Que vous inspire l'idée de couvre-feu pour les jeunes ?
Le terme est impropre. Par contre, vouloir empêcher les enfants de 8 à 10 ans d'errer dans les rues à 2h du matin ne me paraît être une atteinte aux droits de l'homme. Seulement, cette mesure, locale, ponctuelle, ne vise qu'à supprimer le symptôme des difficultés. Notre vrai défi est d'agir pour que tous les enfants aient un chez soi dans lequel, le soir, ils puissent se retrouver en sécurité.
Les affaires dominent l'actualité politique...
Je suis un militant politique, je défends des idées et un projet de société. Je n'imagine pas que l'élection présidentielle se résume à des attaques personnelles. Cela étant, des actions en justice existent et ce gouvernement a mis un point d'honneur à refuser toute ingérence dans les procédures judiciaires.
Les juges en font-ils trop ?
Ils assument leurs obligations professionnelles.
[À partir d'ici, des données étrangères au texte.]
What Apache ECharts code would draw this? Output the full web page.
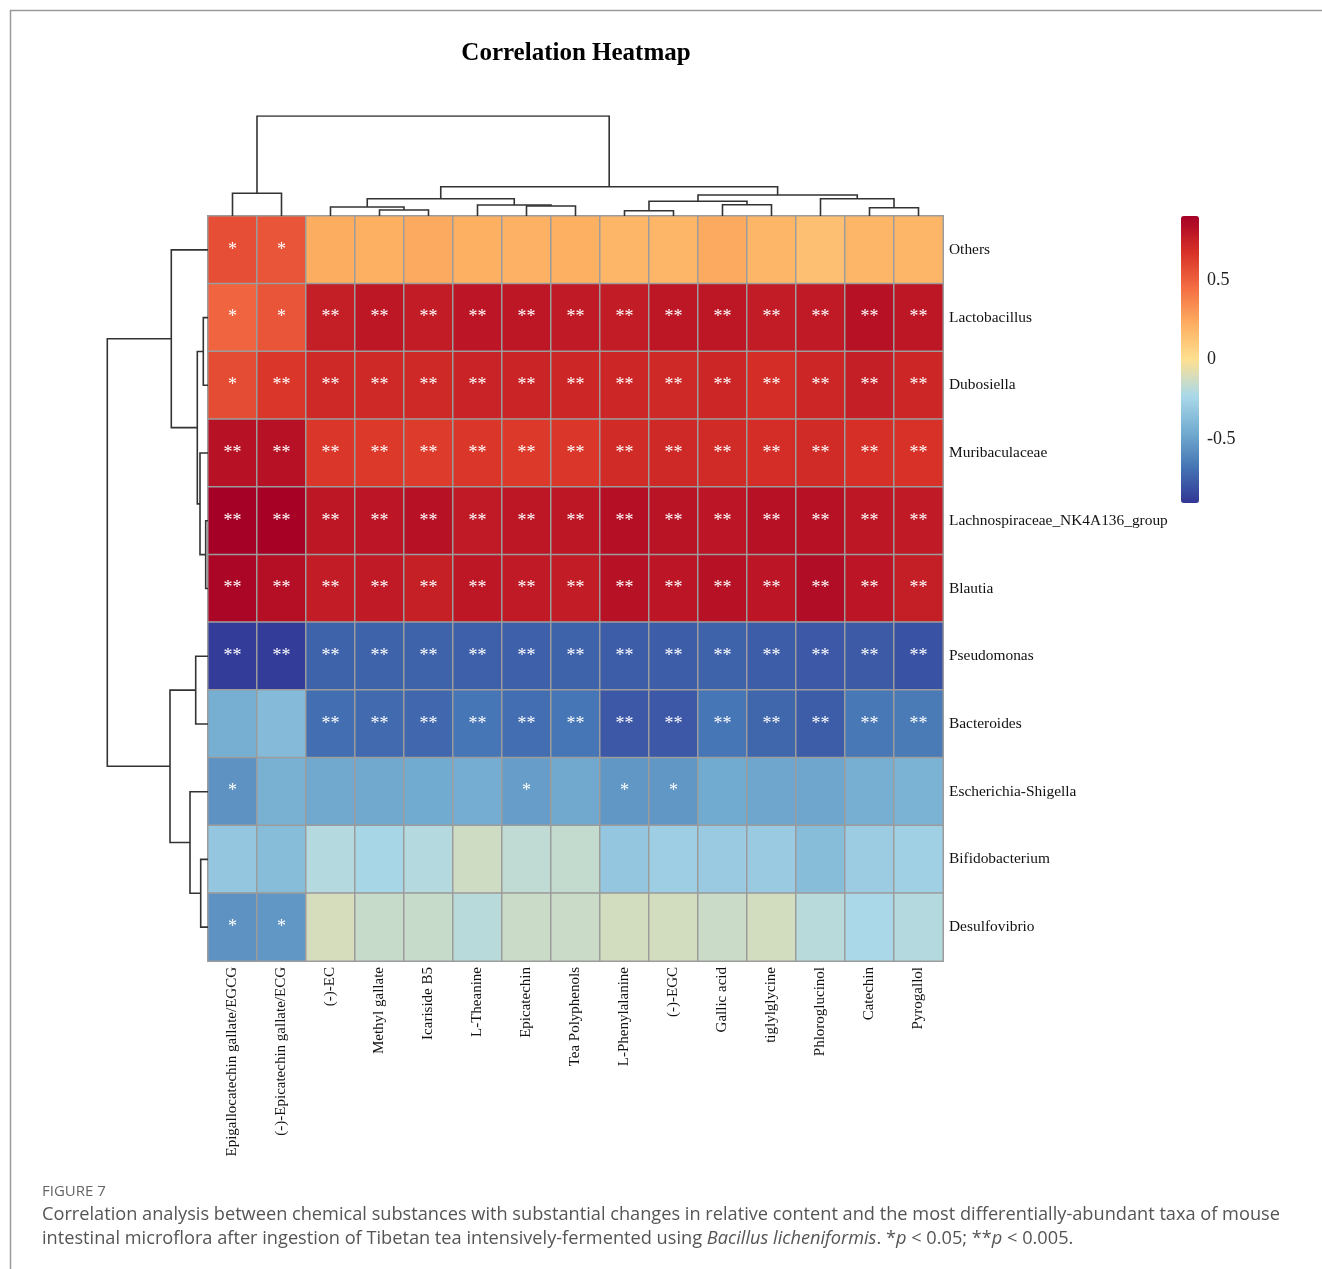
<!DOCTYPE html>
<html><head><meta charset="utf-8">
<script src="https://cdn.jsdelivr.net/npm/echarts@6/dist/echarts.min.js"></script>
<style>html,body{margin:0;padding:0;background:#fff}#c{width:1322px;height:1269px}</style>
</head><body><div id="c"></div>
<script>
// ---------- data ----------
const metabolites = ['Epigallocatechin gallate/EGCG','(-)-Epicatechin gallate/ECG','(-)-EC','Methyl gallate','Icariside B5','L-Theanine','Epicatechin','Tea Polyphenols','L-Phenylalanine','(-)-EGC','Gallic acid','tiglylglycine','Phloroglucinol','Catechin','Pyrogallol'];
const taxa = ['Others','Lactobacillus','Dubosiella','Muribaculaceae','Lachnospiraceae_NK4A136_group','Blautia','Pseudomonas','Bacteroides','Escherichia-Shigella','Bifidobacterium','Desulfovibrio'];

// correlation coefficients, one array per taxon (columns in metabolite order)
const corrOthers          = [0.56,0.54,0.23,0.22,0.24,0.22,0.21,0.22,0.19,0.19,0.24,0.19,0.15,0.19,0.19];
const corrLactobacillus   = [0.48,0.54,0.76,0.79,0.77,0.80,0.79,0.78,0.77,0.79,0.79,0.77,0.78,0.82,0.79];
const corrDubosiella      = [0.57,0.65,0.71,0.71,0.71,0.74,0.73,0.72,0.72,0.71,0.72,0.69,0.72,0.76,0.72];
const corrMuribaculaceae  = [0.82,0.82,0.65,0.64,0.63,0.65,0.64,0.65,0.70,0.71,0.70,0.69,0.70,0.68,0.67];
const corrLachnospiraceae = [0.90,0.89,0.79,0.80,0.82,0.78,0.79,0.79,0.83,0.81,0.80,0.82,0.82,0.79,0.78];
const corrBlautia         = [0.87,0.83,0.77,0.78,0.75,0.79,0.78,0.77,0.82,0.80,0.82,0.80,0.84,0.80,0.76];
const corrPseudomonas     = [-0.88,-0.88,-0.74,-0.74,-0.74,-0.75,-0.75,-0.74,-0.76,-0.76,-0.74,-0.76,-0.78,-0.77,-0.80];
const corrBacteroides     = [-0.44,-0.38,-0.70,-0.71,-0.72,-0.67,-0.70,-0.67,-0.78,-0.78,-0.67,-0.73,-0.76,-0.66,-0.65];
const corrEscherichia     = [-0.56,-0.43,-0.47,-0.47,-0.46,-0.45,-0.51,-0.47,-0.54,-0.54,-0.46,-0.48,-0.48,-0.44,-0.42];
const corrBifidobacterium = [-0.32,-0.37,-0.20,-0.24,-0.20,-0.13,-0.17,-0.16,-0.32,-0.28,-0.30,-0.30,-0.37,-0.29,-0.27];
const corrDesulfovibrio   = [-0.56,-0.54,-0.11,-0.15,-0.15,-0.19,-0.14,-0.14,-0.12,-0.12,-0.14,-0.12,-0.19,-0.23,-0.20];

// significance marks (* p<0.05, ** p<0.005)
const sigOthers          = ['*','*','','','','','','','','','','','','',''];
const sigLactobacillus   = ['*','*','**','**','**','**','**','**','**','**','**','**','**','**','**'];
const sigDubosiella      = ['*','**','**','**','**','**','**','**','**','**','**','**','**','**','**'];
const sigMuribaculaceae  = ['**','**','**','**','**','**','**','**','**','**','**','**','**','**','**'];
const sigLachnospiraceae = ['**','**','**','**','**','**','**','**','**','**','**','**','**','**','**'];
const sigBlautia         = ['**','**','**','**','**','**','**','**','**','**','**','**','**','**','**'];
const sigPseudomonas     = ['**','**','**','**','**','**','**','**','**','**','**','**','**','**','**'];
const sigBacteroides     = ['','','**','**','**','**','**','**','**','**','**','**','**','**','**'];
const sigEscherichia     = ['*','','','','','','*','','*','*','','','','',''];
const sigBifidobacterium = ['','','','','','','','','','','','','','',''];
const sigDesulfovibrio   = ['*','*','','','','','','','','','','','','',''];

// hierarchical clustering merges (R hclust style: -k = leaf k (1-based, display order), j = earlier merge j)
const colMerges = [
  [-4,-5,6],[-9,-10,5.3],[-14,-15,8.3],[-3,1,9],[-7,-8,10],[-6,5,11],[-11,-12,11.3],
  [2,7,14.7],[4,6,17.3],[-13,3,17.3],[8,10,21],[-1,-2,22.7],[9,11,29.3],[12,13,100]
];
const rowMerges = [
  [-5,-6,2.3],[-2,-3,4.7],[-10,-11,7.3],[-4,1,8],[2,4,10.7],[-7,-8,12.3],[-9,3,18],
  [-1,5,36.7],[6,7,38],[8,9,100.7]
];

const colorTicks = [-0.5, 0, 0.5];
const palette = ['#313695','#4575B4','#74ADD1','#ABD9E9','#FEE090','#FDAE61','#F46D43','#D73027','#A50026'];

// ---------- build ----------
const corr = [corrOthers,corrLactobacillus,corrDubosiella,corrMuribaculaceae,corrLachnospiraceae,corrBlautia,corrPseudomonas,corrBacteroides,corrEscherichia,corrBifidobacterium,corrDesulfovibrio];
const sig = [sigOthers,sigLactobacillus,sigDubosiella,sigMuribaculaceae,sigLachnospiraceae,sigBlautia,sigPseudomonas,sigBacteroides,sigEscherichia,sigBifidobacterium,sigDesulfovibrio];
const heatData = [];
corr.forEach((row, y) => row.forEach((v, x) => heatData.push([x, y, v])));

function dendro(merges, swap) {
  const pos = [], hgt = [], segs = [];
  const get = id => id < 0 ? [(-id - 1) + 0.5, 0] : [pos[id - 1], hgt[id - 1]];
  merges.forEach(([a, b, h]) => {
    const [pa, ha] = get(a), [pb, hb] = get(b);
    let c = [[pa, ha], [pa, h], [pb, h], [pb, hb]];
    if (swap) c = c.map(p => [p[1], p[0]]);
    segs.push({ coords: c });
    pos.push((pa + pb) / 2); hgt.push(h);
  });
  return segs;
}

const serif = '"Liberation Serif", "Times New Roman", serif';
const chart = echarts.init(document.getElementById('c'), null, { renderer: 'canvas' });
const hmL = 208, hmT = 216, hmW = 735, hmH = 745;

chart.setOption({
  animation: false,
  backgroundColor: '#fff',
  grid: [
    { left: hmL, top: hmT, width: hmW, height: hmH },           // heatmap
    { left: hmL, top: 116, width: hmW, height: 100 },           // column dendrogram
    { left: 107, top: hmT, width: 101, height: hmH },           // row dendrogram
    { left: 1181, top: 216, width: 18, height: 287 }            // colour bar axis
  ],
  xAxis: [
    { gridIndex: 0, type: 'category', data: metabolites, position: 'bottom',
      axisLine: { show: false }, axisTick: { show: false }, splitLine: { show: false },
      axisLabel: { interval: 0, rotate: 90, margin: 6, fontFamily: serif, fontSize: 15, color: '#111' } },
    { gridIndex: 1, type: 'value', min: 0, max: 15, show: false },
    { gridIndex: 2, type: 'value', min: 0, max: 101, inverse: true, show: false },
    { gridIndex: 3, type: 'value', min: 0, max: 1, show: false }
  ],
  yAxis: [
    { gridIndex: 0, type: 'category', data: taxa, inverse: true, position: 'right',
      axisLine: { show: false }, axisTick: { show: false }, splitLine: { show: false },
      axisLabel: { interval: 0, margin: 6, fontFamily: serif, fontSize: 15.4, color: '#111' } },
    { gridIndex: 1, type: 'value', min: 0, max: 100, show: false },
    { gridIndex: 2, type: 'value', min: 0, max: 11, inverse: true, show: false },
    { gridIndex: 3, type: 'value', min: -0.9, max: 0.9, interval: 0.1, position: 'right',
      axisLine: { show: false }, axisTick: { show: false }, splitLine: { show: false },
      axisLabel: { margin: 8, fontFamily: serif, fontSize: 18, color: '#222',
        formatter: v => { const t = colorTicks.find(c => Math.abs(c - v) < 1e-6); return t === undefined ? '' : String(t); } } }
  ],
  visualMap: {
    type: 'continuous', seriesIndex: 0, min: -0.9, max: 0.9, calculable: false, hoverLink: false,
    orient: 'vertical', left: 1181, top: 216, itemWidth: 18, itemHeight: 287, padding: 0,
    inRange: { color: palette }
  },
  series: [
    { type: 'heatmap', xAxisIndex: 0, yAxisIndex: 0, data: heatData, silent: true,
      itemStyle: { borderColor: '#9c9c9c', borderWidth: 1.5 },
      label: { show: true, color: '#fff', fontFamily: serif, fontSize: 18,
        formatter: p => sig[p.data[1]][p.data[0]] },
      emphasis: { disabled: true } },
    { type: 'lines', coordinateSystem: 'cartesian2d', xAxisIndex: 1, yAxisIndex: 1, polyline: true, silent: true,
      lineStyle: { color: '#333', width: 1.6, opacity: 1 }, data: dendro(colMerges, false) },
    { type: 'lines', coordinateSystem: 'cartesian2d', xAxisIndex: 2, yAxisIndex: 2, polyline: true, silent: true,
      lineStyle: { color: '#333', width: 1.6, opacity: 1 }, data: dendro(rowMerges, true) }
  ],
  graphic: [
    { type: 'polyline', silent: true, shape: { points: [[10.5, 1269], [10.5, 10.5], [1322, 10.5]] },
      style: { stroke: '#9a9a9a', lineWidth: 1.5, fill: null } },
    { type: 'text', silent: true, x: 576, y: 54,
      style: { text: 'Correlation Heatmap', font: 'bold 25px ' + serif, fill: '#000', textAlign: 'center', textVerticalAlign: 'middle' } },
    { type: 'text', silent: true, x: 42, y: 1192,
      style: { text: 'FIGURE 7', font: '15px "Open Sans", sans-serif', fill: '#666', textVerticalAlign: 'middle' } },
    { type: 'text', silent: true, x: 42, y: 1215,
      style: { text: 'Correlation analysis between chemical substances with substantial changes in relative content and the most differentially-abundant taxa of mouse',
        font: '18.2px "Open Sans", sans-serif', fill: '#555', textVerticalAlign: 'middle' } },
    { type: 'text', silent: true, x: 42, y: 1239,
      style: { text: 'intestinal microflora after ingestion of Tibetan tea intensively-fermented using {i|Bacillus licheniformis}. *{i|p} < 0.05; **{i|p} < 0.005.',
        font: '18.2px "Open Sans", sans-serif', fill: '#555', textVerticalAlign: 'middle',
        rich: { i: { fontStyle: 'italic', fontFamily: '"Open Sans", sans-serif', fontSize: 18.2, fill: '#555' } } } }
  ]
});
</script></body></html>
Du fait de leur indépendance, les méthodes qu'ils choisissent relèvent de leur conscience.
Dominique Voynet a quitté, à son tour, le gouvernement. L'équipe Jospin n'est-elle pas un peu usée ?
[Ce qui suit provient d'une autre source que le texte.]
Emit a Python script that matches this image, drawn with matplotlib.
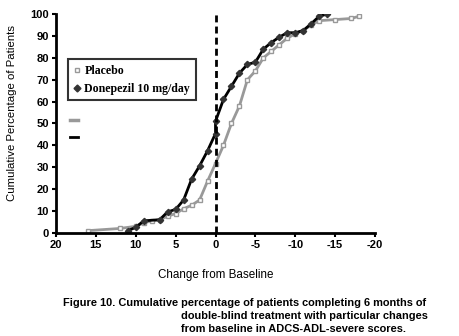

J'ai envie de répondre : faut-il changer de gouvernement tous les deux ans ? Rien n'est plus important que la capacité d'aller au bout d'une action, de réaliser vraiment un projet : la durée permet cela. Le changement des personnes est secondaire. On a toujours le même Premier ministre, la même majorité. Le contrat de législature est un progrès évident sur le plan politique qui a permis d'accomplir des avancées pour l'emploi, la justice et les droits personnels dont les Français sauront se souvenir.
Les Verts sont-ils de bons partenaires ?
Je suis un partisan de longue date d'un accord entre les socialistes et les Verts. Le PS peut participer à l'action gouvernementale depuis quelques décennies. L'histoire politique des Verts est plus récente, c'est la première fois qu'ils sont impliqués dans la prise de décision, après avoir longtemps testé le choix de la prophétie éloignée de l'action. Cette adaptation produit des secousses, des récriminations, il faut le temps de la digérer, mais c'est un progrès collectif.
Quel jugement portez-vous sur Dominique Voinet ?
Elle a beaucoup de tonus politique et, maintenant, d'expérience. Que ce soit Dominique qui incarne le projet des Verts me paraît très favorable pour l'ensemble de la majorité plurielle.
Le PC est distancé, dans les sondages, par l'extrême gauche...
L'habilité des mouvements d'extrême-gauche consiste à isoler les facteurs de crise ou d'inquiétude des Français, en esquivant complètement toute représentation de la société qu'ils veulent construire. Leur unique fonction est de critiquer les autres et plus spécialement les forces de gauche. Les leaders de ces formations préfèrent stériliser les suffrages qu'ils reçoivent plutôt qu'influer sur les choix réels de la démocratie. Combien d'électeurs seront séduits par cela ? Je m'en remets à la lucidité de mes concitoyens..
Votre réaction à l'attribution des JO de 2008 à la ville de Pékin ?
En tant qu'élu francilien, je suis bien évidemment déçu. La qualité du dossier de Paris méritait un autre sort. Nous nous mobiliserons sur d'autres projets.